Tampoco queremos ser “desgraciados pensantes, esa especie que se queja y luego existe”. Aquí no hay melancolía ni pesimismo. Pero debemos considerar seriamente lo que dice Innerarity en Pandemocracia: “cuando se recurre a un filósofo para tratar de hacer inteligible una situación es porque han fracasado antes todos los que eran más competentes para ello”, lo que indica, por un lado, la gravedad de una situación que se ha venido acumulando durante años y el desconcierto actual, y por otro, la necesidad de filosofía en un momento en que el ser humano ha perdido la brújula del sentido común, de la verdad, de sí mismo y la realidad.

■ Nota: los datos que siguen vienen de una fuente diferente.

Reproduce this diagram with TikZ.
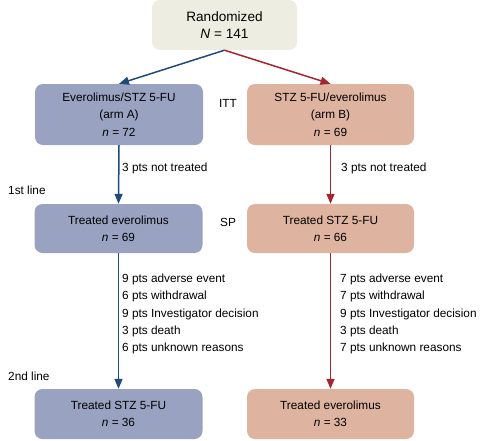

A pesar de las debilidades que surgen en torno a la disciplina y de quienes la practican de forma profesional, la filosofía no ha muerto. Bien utilizada es como una chispa en un campo social minado por la represión, el autoritarismo y la desesperanza social, cuya alternativa es libertad, democracia y mayor compromiso social. Hemos visto revitalizarse el debate entre filósofos y científicos sociales antes, durante y después del confinamiento y aunque ha tenido tonos que han ido desde lo lírico hasta lo apocalíptico ha servido para matizar, por lo menos, tres grandes problemas transversales sobre los cuales la rigurosa discusión filosófica es necesaria: la acelerada transformación social, el control y vigilancia, y la efectividad de la democracia y el autoritarismo para la resolución de problemas críticos.